SET TASK:
Will you repeat only the lines from the one with "Rebuild this diagram" through the one with "anchor=base] (title) at", both included, leaving every picture out?

>>

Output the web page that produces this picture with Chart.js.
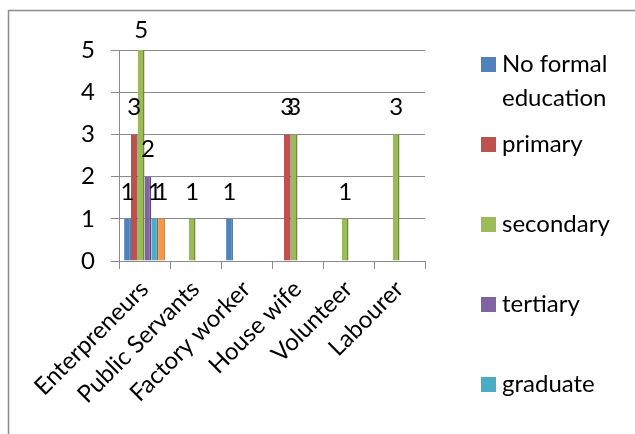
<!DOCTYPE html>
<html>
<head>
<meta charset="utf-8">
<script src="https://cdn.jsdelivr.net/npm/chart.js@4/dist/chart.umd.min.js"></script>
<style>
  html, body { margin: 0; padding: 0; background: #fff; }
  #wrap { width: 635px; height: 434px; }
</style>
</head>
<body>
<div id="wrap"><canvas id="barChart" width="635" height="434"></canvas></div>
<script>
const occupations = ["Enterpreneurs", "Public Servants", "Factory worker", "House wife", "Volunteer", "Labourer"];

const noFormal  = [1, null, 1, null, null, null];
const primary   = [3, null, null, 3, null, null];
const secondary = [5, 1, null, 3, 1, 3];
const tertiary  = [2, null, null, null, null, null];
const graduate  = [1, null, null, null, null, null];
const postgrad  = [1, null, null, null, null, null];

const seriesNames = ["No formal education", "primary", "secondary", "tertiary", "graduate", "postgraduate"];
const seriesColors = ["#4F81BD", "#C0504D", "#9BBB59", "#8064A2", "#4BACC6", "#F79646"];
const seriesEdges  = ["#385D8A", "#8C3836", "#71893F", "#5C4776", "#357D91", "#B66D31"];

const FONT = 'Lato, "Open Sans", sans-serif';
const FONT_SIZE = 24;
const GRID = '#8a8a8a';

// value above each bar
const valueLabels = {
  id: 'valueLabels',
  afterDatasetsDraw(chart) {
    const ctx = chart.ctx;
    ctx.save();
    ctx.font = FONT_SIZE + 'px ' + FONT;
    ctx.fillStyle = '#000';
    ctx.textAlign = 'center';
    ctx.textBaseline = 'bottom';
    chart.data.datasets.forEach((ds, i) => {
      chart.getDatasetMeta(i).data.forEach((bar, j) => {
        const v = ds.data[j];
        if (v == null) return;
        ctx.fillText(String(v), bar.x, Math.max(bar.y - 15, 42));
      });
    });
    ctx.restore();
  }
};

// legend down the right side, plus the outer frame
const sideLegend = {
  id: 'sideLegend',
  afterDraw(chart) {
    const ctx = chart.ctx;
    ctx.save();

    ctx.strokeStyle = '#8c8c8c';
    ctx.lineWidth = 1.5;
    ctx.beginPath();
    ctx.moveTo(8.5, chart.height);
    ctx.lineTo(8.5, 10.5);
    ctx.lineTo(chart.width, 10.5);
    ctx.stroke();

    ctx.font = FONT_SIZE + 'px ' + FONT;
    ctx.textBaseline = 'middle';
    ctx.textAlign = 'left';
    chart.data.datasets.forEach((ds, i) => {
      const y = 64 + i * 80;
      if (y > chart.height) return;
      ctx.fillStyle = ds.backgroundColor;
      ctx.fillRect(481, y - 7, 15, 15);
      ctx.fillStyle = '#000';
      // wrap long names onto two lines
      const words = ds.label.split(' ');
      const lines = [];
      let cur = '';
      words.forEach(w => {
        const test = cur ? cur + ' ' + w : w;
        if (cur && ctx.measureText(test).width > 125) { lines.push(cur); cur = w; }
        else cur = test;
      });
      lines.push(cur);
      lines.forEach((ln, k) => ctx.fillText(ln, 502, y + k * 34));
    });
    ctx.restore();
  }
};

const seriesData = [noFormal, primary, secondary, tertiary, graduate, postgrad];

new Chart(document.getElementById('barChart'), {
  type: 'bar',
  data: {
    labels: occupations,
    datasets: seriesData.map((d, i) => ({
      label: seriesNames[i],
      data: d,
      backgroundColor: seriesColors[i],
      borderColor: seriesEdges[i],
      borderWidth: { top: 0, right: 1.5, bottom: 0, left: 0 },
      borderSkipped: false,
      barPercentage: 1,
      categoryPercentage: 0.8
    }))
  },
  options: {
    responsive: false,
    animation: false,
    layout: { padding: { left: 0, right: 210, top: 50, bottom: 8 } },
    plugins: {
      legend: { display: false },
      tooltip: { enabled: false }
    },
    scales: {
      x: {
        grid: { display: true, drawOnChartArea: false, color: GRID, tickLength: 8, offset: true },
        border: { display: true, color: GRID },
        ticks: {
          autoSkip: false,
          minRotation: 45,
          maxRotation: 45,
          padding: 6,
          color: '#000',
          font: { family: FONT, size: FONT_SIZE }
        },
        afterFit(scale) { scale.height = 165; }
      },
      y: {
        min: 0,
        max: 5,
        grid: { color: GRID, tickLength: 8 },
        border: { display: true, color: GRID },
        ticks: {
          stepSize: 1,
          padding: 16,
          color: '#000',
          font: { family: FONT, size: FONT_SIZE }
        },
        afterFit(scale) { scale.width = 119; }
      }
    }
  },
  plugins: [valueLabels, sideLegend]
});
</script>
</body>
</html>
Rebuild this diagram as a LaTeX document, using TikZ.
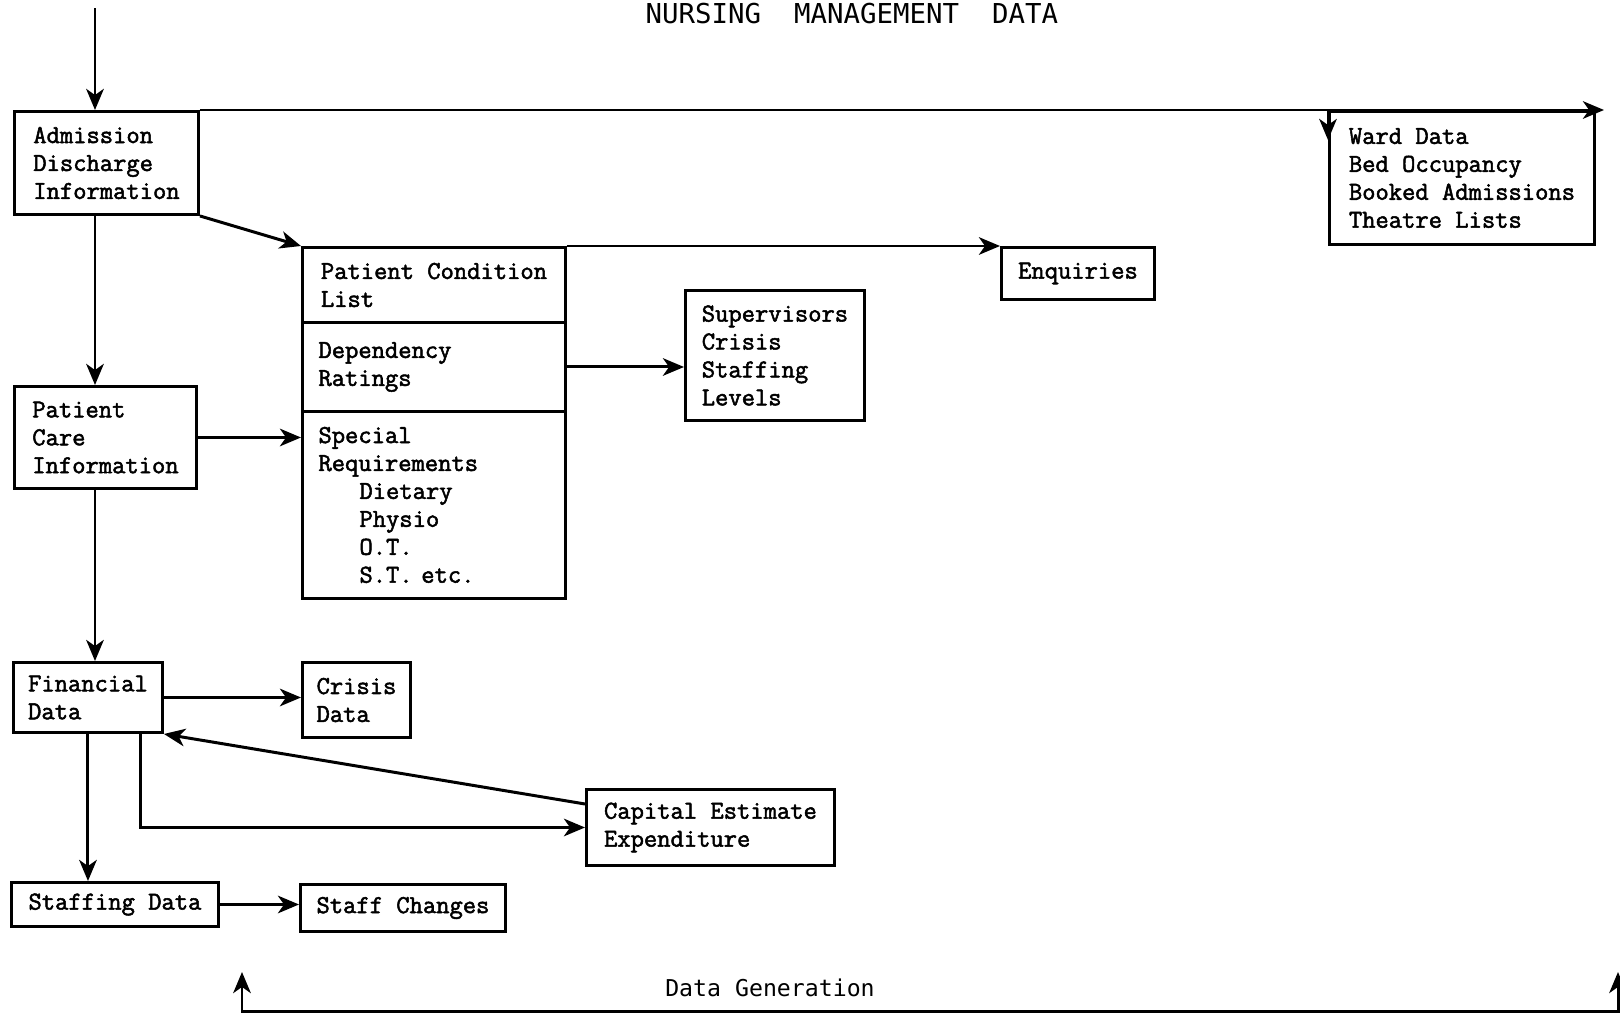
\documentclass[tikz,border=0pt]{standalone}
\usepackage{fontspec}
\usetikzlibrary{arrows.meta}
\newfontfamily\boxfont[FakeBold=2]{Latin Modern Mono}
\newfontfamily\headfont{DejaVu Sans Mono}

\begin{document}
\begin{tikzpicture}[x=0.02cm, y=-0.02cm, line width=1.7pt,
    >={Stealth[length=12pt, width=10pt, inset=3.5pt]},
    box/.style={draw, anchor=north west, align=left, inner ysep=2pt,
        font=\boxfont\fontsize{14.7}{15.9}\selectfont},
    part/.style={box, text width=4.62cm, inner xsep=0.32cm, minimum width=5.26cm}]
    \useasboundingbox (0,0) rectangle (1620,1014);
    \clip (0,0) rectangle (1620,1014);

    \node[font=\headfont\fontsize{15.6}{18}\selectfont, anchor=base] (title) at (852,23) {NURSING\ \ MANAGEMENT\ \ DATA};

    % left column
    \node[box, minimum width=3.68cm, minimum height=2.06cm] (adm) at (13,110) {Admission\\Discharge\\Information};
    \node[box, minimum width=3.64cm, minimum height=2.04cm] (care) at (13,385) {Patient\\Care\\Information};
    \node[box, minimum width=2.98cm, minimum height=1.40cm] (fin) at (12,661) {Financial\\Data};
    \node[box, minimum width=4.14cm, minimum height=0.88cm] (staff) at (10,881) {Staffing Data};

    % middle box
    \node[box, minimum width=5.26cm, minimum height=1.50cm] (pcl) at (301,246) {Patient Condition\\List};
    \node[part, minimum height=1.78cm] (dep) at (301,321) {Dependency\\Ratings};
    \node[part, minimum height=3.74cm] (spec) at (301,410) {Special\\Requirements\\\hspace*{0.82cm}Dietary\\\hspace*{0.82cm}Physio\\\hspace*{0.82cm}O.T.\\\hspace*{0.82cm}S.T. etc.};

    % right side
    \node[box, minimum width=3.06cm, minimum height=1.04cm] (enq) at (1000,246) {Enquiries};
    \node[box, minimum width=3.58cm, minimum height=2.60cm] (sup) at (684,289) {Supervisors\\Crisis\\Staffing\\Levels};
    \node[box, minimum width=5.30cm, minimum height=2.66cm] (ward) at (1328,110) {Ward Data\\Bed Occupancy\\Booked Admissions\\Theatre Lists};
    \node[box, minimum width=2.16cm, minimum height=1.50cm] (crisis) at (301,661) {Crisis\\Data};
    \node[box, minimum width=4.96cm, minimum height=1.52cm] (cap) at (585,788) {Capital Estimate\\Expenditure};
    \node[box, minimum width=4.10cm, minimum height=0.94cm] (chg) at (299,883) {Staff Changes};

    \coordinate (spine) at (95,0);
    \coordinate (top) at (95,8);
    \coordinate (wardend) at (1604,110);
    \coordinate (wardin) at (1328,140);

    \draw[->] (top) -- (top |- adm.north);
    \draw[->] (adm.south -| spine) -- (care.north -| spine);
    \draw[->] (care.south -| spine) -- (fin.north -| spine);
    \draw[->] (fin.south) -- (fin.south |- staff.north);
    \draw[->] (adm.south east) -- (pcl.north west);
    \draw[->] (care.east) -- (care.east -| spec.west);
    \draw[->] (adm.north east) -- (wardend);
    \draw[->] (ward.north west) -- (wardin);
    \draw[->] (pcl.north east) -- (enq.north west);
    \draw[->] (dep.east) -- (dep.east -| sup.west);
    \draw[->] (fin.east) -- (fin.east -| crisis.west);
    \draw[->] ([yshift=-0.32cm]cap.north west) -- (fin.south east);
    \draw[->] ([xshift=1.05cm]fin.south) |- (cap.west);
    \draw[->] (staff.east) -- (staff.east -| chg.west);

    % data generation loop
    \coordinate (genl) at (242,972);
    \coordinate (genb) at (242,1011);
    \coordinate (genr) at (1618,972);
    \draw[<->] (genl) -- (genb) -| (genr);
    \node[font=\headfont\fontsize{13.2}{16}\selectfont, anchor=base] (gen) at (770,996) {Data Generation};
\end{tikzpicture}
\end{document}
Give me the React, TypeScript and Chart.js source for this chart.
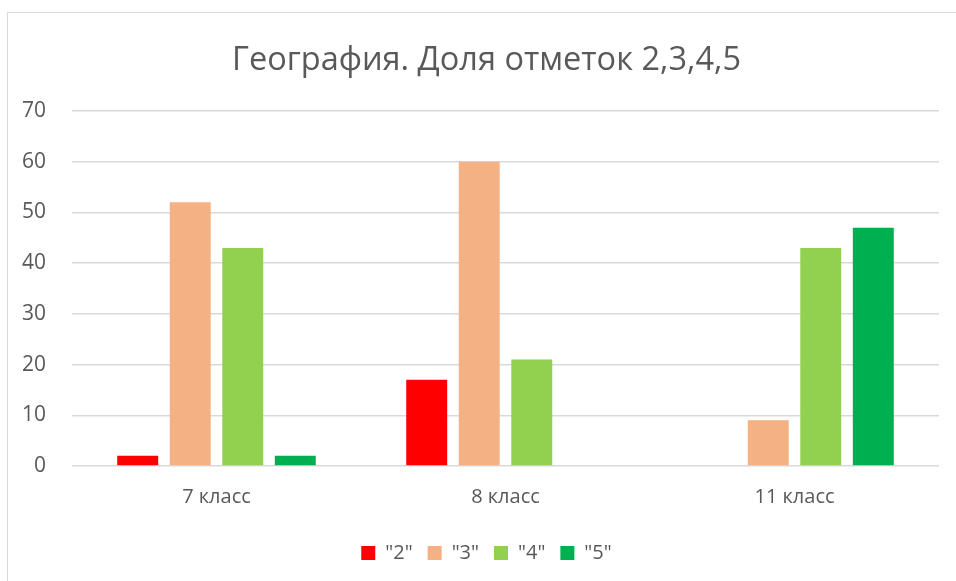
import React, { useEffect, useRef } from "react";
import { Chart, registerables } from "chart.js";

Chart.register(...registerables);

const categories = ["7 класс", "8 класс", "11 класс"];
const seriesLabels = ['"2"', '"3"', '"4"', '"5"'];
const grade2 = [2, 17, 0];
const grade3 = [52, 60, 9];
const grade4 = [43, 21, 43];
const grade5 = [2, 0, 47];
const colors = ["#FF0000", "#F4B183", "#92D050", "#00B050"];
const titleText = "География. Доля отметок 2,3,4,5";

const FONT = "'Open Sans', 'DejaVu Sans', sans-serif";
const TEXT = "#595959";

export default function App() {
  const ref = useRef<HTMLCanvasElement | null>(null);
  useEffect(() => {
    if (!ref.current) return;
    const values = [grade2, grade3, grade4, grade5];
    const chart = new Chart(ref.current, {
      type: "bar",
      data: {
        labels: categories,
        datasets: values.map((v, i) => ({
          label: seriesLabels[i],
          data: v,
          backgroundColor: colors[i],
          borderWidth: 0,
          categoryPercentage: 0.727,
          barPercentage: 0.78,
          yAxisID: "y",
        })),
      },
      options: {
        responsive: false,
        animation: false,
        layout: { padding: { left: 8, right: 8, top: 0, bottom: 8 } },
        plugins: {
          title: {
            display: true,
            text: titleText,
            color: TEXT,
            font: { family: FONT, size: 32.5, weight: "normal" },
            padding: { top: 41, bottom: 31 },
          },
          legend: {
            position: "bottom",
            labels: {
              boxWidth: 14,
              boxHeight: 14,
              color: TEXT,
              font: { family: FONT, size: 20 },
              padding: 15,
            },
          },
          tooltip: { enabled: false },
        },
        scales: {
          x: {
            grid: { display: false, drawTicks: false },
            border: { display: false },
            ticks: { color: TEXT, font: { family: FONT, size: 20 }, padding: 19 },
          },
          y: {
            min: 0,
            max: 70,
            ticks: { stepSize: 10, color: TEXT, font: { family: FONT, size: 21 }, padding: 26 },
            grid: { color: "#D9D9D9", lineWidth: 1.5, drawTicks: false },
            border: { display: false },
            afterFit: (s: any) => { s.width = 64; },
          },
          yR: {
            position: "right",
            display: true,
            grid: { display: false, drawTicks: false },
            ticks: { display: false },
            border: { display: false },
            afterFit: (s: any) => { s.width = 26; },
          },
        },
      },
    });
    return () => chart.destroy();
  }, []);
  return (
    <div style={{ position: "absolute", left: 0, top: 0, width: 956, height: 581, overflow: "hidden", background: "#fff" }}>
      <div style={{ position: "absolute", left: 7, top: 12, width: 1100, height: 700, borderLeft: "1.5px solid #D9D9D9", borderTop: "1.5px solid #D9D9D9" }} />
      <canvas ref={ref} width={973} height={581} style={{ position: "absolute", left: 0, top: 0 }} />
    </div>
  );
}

<<

FULL RESPONSE:
Rebuild this diagram as a LaTeX document, using TikZ.
\documentclass[tikz,border=0pt]{standalone}
\usepackage{fontspec}
\usetikzlibrary{arrows.meta}
\newfontfamily\boxfont[FakeBold=2]{Latin Modern Mono}
\newfontfamily\headfont{DejaVu Sans Mono}

\begin{document}
\begin{tikzpicture}[x=0.02cm, y=-0.02cm, line width=1.7pt,
    >={Stealth[length=12pt, width=10pt, inset=3.5pt]},
    box/.style={draw, anchor=north west, align=left, inner ysep=2pt,
        font=\boxfont\fontsize{14.7}{15.9}\selectfont},
    part/.style={box, text width=4.62cm, inner xsep=0.32cm, minimum width=5.26cm}]
    \useasboundingbox (0,0) rectangle (1620,1014);
    \clip (0,0) rectangle (1620,1014);

    \node[font=\headfont\fontsize{15.6}{18}\selectfont, anchor=base] (title) at (852,23) {NURSING\ \ MANAGEMENT\ \ DATA};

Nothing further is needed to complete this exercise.